### [Provided information]
——————

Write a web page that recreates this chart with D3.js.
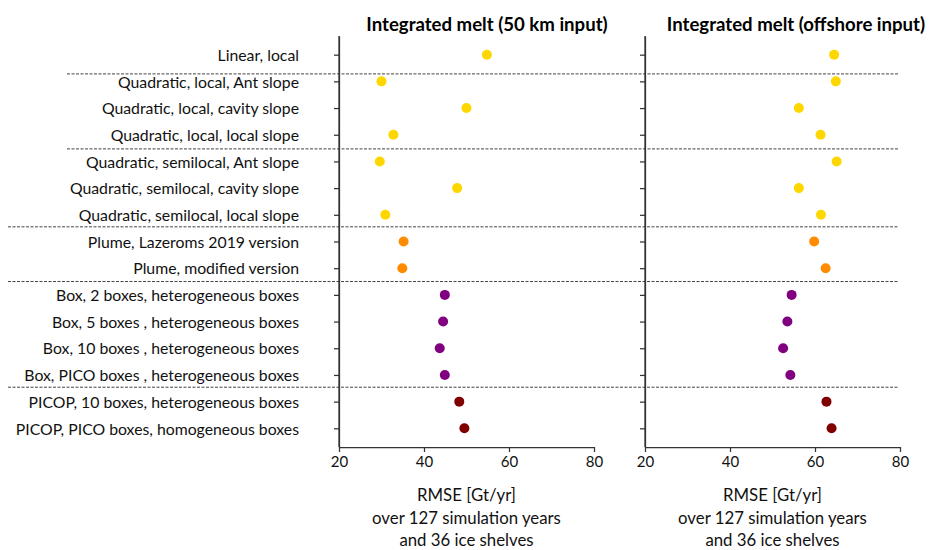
<!DOCTYPE html>
<html>
<head>
<meta charset="utf-8">
<script src="https://cdn.jsdelivr.net/npm/d3@7"></script>
<style>
  html, body { margin: 0; padding: 0; background: #fff; }
  svg { display: block; font-family: "Source Sans Pro", Lato, "Noto Sans", sans-serif; }
</style>
</head>
<body>
<svg id="chart" width="930" height="550"></svg>
<script>
// Parameterisation names, top to bottom
const methods = [
  "Linear, local",
  "Quadratic, local, Ant slope",
  "Quadratic, local, cavity slope",
  "Quadratic, local, local slope",
  "Quadratic, semilocal, Ant slope",
  "Quadratic, semilocal, cavity slope",
  "Quadratic, semilocal, local slope",
  "Plume, Lazeroms 2019 version",
  "Plume, modified version",
  "Box, 2 boxes, heterogeneous boxes",
  "Box, 5 boxes , heterogeneous boxes",
  "Box, 10 boxes , heterogeneous boxes",
  "Box, PICO boxes , heterogeneous boxes",
  "PICOP, 10 boxes, heterogeneous boxes",
  "PICOP, PICO boxes, homogeneous boxes"
];
// Family of each parameterisation (drives the dot colour)
const families = [
  "linear", "quad", "quad", "quad", "quad", "quad", "quad",
  "plume", "plume", "box", "box", "box", "box", "picop", "picop"
];
// RMSE of integrated melt [Gt/yr], 50 km input
const rmse50km = [54.8, 30.0, 50.0, 32.8, 29.6, 47.8, 30.9, 35.2, 34.9, 44.9, 44.5, 43.7, 44.9, 48.3, 49.5];
// RMSE of integrated melt [Gt/yr], offshore input
const rmseOffshore = [64.5, 64.9, 56.2, 61.3, 65.1, 56.2, 61.4, 59.8, 62.5, 54.5, 53.5, 52.5, 54.2, 62.7, 63.9];

const panelTitles = ["Integrated melt (50 km input)", "Integrated melt (offshore input)"];
const xTicks = [20, 40, 60, 80];
const xLabelLines = ["RMSE [Gt/yr]", "over 127 simulation years", "and 36 ice shelves"];

// Group separators: position in row units, and whether the line starts under the labels or at the page edge
const separators = [
  { pos: 0.72, full: false },
  { pos: 3.53, full: false },
  { pos: 6.45, full: true },
  { pos: 8.5, full: true },
  { pos: 12.46, full: true }
];

const familyColor = {
  linear: "#FFD700", quad: "#FFD700", plume: "#FF8C00", box: "#800080", picop: "#800000"
};

const svg = d3.select("#chart");
const axisColor = "#333";
const fontStack = "\"Source Sans Pro\", Lato, \"Noto Sans\", sans-serif";

const y = d3.scaleLinear().domain([-0.7, methods.length - 1 + 0.7]).range([36, 447]);

const panels = [
  { values: rmse50km, x0: 339, x1: 594, title: panelTitles[0], titleX: 487, labels: true },
  { values: rmseOffshore, x0: 645, x1: 900, title: panelTitles[1], titleX: 796, labels: false }
];

// Separators run across both panels
separators.forEach(s => {
  svg.append("line")
    .attr("x1", s.full ? 8 : 67).attr("x2", 898)
    .attr("y1", y(s.pos)).attr("y2", y(s.pos))
    .attr("stroke", "#444").attr("stroke-width", 1)
    .attr("stroke-dasharray", "3,1.5");
});

panels.forEach(p => {
  const x = d3.scaleLinear().domain([20, 80]).range([p.x0, p.x1]);
  const g = svg.append("g");

  // y axis spine with ticks
  const yAxis = g.append("g").attr("transform", `translate(${p.x0},0)`)
    .call(d3.axisLeft(y).tickValues(d3.range(methods.length)).tickSize(5).tickSizeOuter(0)
      .tickFormat(i => p.labels ? methods[i] : ""));
  yAxis.select(".domain").attr("stroke", axisColor).attr("stroke-width", 1.25);
  yAxis.selectAll(".tick line").attr("stroke", axisColor).attr("stroke-width", 1.25);
  yAxis.selectAll(".tick text")
    .attr("x", -40).attr("dy", "0.36em")
    .attr("font-size", 15.8).attr("fill", "#111")
    .style("font-family", fontStack);

  // x axis
  const xAxis = g.append("g").attr("transform", `translate(0,${y.range()[1]})`)
    .call(d3.axisBottom(x).tickValues(xTicks).tickSize(5).tickSizeOuter(0).tickFormat(d3.format("d")));
  xAxis.select(".domain").attr("stroke", axisColor).attr("stroke-width", 1.25);
  xAxis.selectAll(".tick line").attr("stroke", axisColor).attr("stroke-width", 1.25);
  xAxis.selectAll(".tick text").attr("y", 9).attr("dy", "0.71em")
    .attr("font-size", 15).attr("fill", "#111")
    .style("font-family", fontStack);

  // extend the spine down to meet the x axis corner
  g.append("line").attr("x1", p.x0).attr("x2", p.x0)
    .attr("y1", y.range()[0]).attr("y2", y.range()[1])
    .attr("stroke", axisColor).attr("stroke-width", 1.25);

  // dots
  g.selectAll("circle").data(p.values).join("circle")
    .attr("cx", d => x(d))
    .attr("cy", (d, i) => y(i))
    .attr("r", 5)
    .attr("fill", (d, i) => familyColor[families[i]]);

  // title
  svg.append("text").attr("x", p.titleX).attr("y", 31)
    .attr("text-anchor", "middle").attr("font-weight", "bold")
    .attr("font-size", 18.6).attr("fill", "#000").text(p.title);

  // x label
  const cx = (p.x0 + p.x1) / 2;
  xLabelLines.forEach((t, k) => {
    svg.append("text").attr("x", cx).attr("y", 501 + k * 22.5)
      .attr("text-anchor", "middle").attr("font-size", 16.8).attr("fill", "#111").text(t);
  });
});
</script>
</body>
</html>
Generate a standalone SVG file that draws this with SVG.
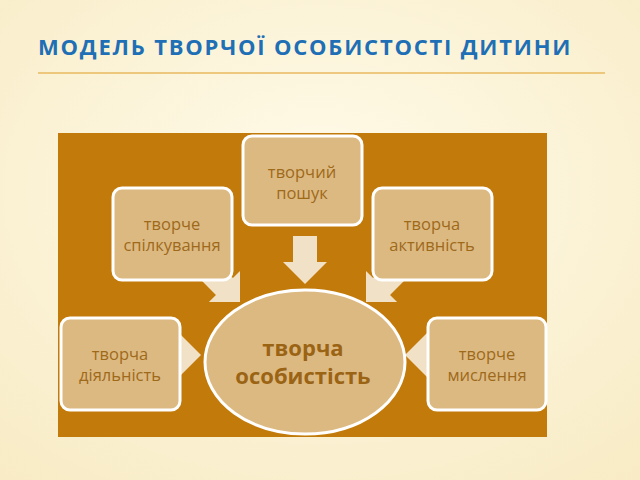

——————

Only the number is wanted: how many lines of the material contain the word "with"?

### [Answer to this exercise]
3